Le marché conclu avec le lauréat d’un concours, peut être signé sans qu’un délai de stand-still doive être respecté, y compris si la valeur du marché dépasse les seuils de procédure formalisée.
Cette précision est apportée par le Conseil d’État à l’occasion d’un référé contractuel dirigé contre un contrat de maîtrise d’œuvre portant sur la construction d’une nouvelle médiathèque, conclue entre la commune de Migennes et un groupement qui avait précédemment été déclaré lauréat d’un concours organisé par la collectivité à cet effet.
Un candidat évincé, également lauréat du concours, mais écarté de la procédure à la suite de la phase de négociation ayant précédé l’attribution du contrat, a d’abord saisi le Juge des référés du Tribunal administratif de Dijon d’un référé précontractuel qui a été rejeté, le contrat ayant déjà été signé à la date de saisine du tribunal. Le candidat évincé a ensuite saisi le même tribunal d’un référé contractuel, qui a également été rejeté, puis a saisi le Conseil d’État d’un pourvoi contre cette ordonnance.

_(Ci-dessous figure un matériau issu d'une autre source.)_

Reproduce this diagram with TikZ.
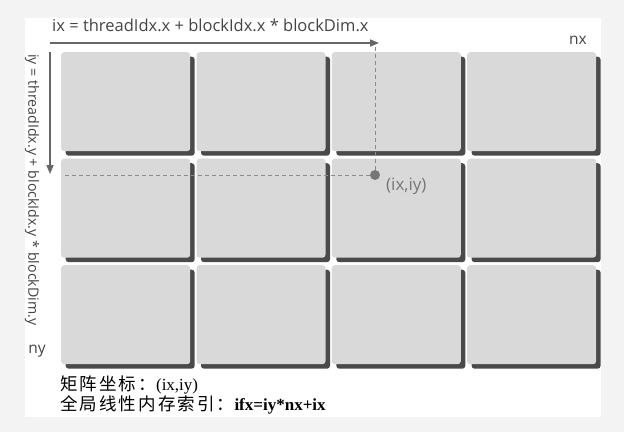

Le Conseil d’État confirme néanmoins l’ordonnance du tribunal et rejette tous les moyens soulevés par le requérant.
D’une part, il affirmait que l’ordonnance du juge des référés était entachée d’une erreur de droit dès lors que ce dernier avait considéré que l’obligation de respecter un délai de stand-still de onze jours entre la date d’envoi de la notification de rejet des offres et la date de signature du marché par l’acheteur, prévu par l’article R. 2182-1 du Code de la commande publique, ne s’appliquait pas au cas d’un marché attribué au lauréat d’un concours.
En effet, le respect de ce délai de stand still ne s’impose qu’à la signature des marchés passés selon une procédure formalisée, le requérant affirmait donc que la procédure d’attribution au lauréat d’un concours devait être considérée comme une procédure formalisée.
Le Conseil d’État a préféré suivre les conclusions du rapporteur public, M. Nicolas LABRUNE, qui avait conclu que ni le code de la commande publique ni les textes européens ne prévoient que cette technique d’achat constitue une procédure formalisée. Les textes prévoient au contraire que le marché conclu avec le lauréat d’un concours à l’issue de ladite procédure l’est sans publicité ni mise en concurrence préalable, et ce y compris si ce marché dépasse le seuil de la procédure formalisée.
Le juge administratif suprême confirme donc que le marché conclu avec le lauréat d’un concours n’est pas une procédure formalisée et confirme l’ordonnance du tribunal :
« Le respect du délai de suspension prévu à l’article R. 2182-1 du Code de la commande publique n’est exigé que pour les marchés qui sont passés selon une procédure formalisée et pour lesquels la publication préalable d’un avis de marché au Journal officiel de l’Union européenne est imposée et, d’autre part, qu’un marché de maîtrise d’œuvre conclu par le maître d’ouvrage avec l’un des lauréats d’un concours restreint n’a pas à être passé selon une procédure formalisée, quand bien même il répondrait à un besoin dont le montant est égal ou supérieur aux seuils de procédure formalisée et qu’un avis de concours devrait être publié en application de l’article R. 2162-15 du même code ».
Le respect d’un délai de stand-still n’est donc pas obligatoire lors de la conclusion d’un marché avec le lauréat d’un concours, peu importe la valeur du marché en question.
D’autre part, le requérant relevait que, indépendamment des obligations prévues par les textes, la commune de Migennes avait informé les candidats de son intention de respecter un délai de stand-still avant la signature du contrat, ce qu’elle n’a finalement pas fait. Le requérant considérait que cela constituerait un manquement de nature à justifier la saisine du juge du référé contractuel.
La requérante se fondait ici sur le principe jurisprudentiel selon lequel l’administration se doit de respecter les règles de procédure qu’elle a librement décidé de s’imposer (CE, 10 octobre 1994, Ville de Toulouse, n° 108691). Toutefois le Conseil d’État avait déjà eu l’occasion de rejeter l’application de ce principe jurisprudentiel dans le cas de la saisine du juge du référé contractuel (CE, 25 octobre 2013, Commune de la Seyne-sur-Mer, n° 370393).
Le Conseil d’État a maintenu sa jurisprudence sur cette question, considérant que les manquements entrant dans l’office du juge du référé contractuel sont fixés limitativement par la loi et que l’irrespect d’un délai auquel s’astreint librement la personne publique ne fait pas partie des manquements en question.
Le Conseil d’État constate donc que le Juge des référés du Tribunal administratif de Dijon n’a pas commis d’erreur de droit en rejetant le référé contractuel au vu de l’absence de manquement aux obligations de publicité et de mise en concurrence préalable.
Le pourvoi du requérant a donc été rejeté.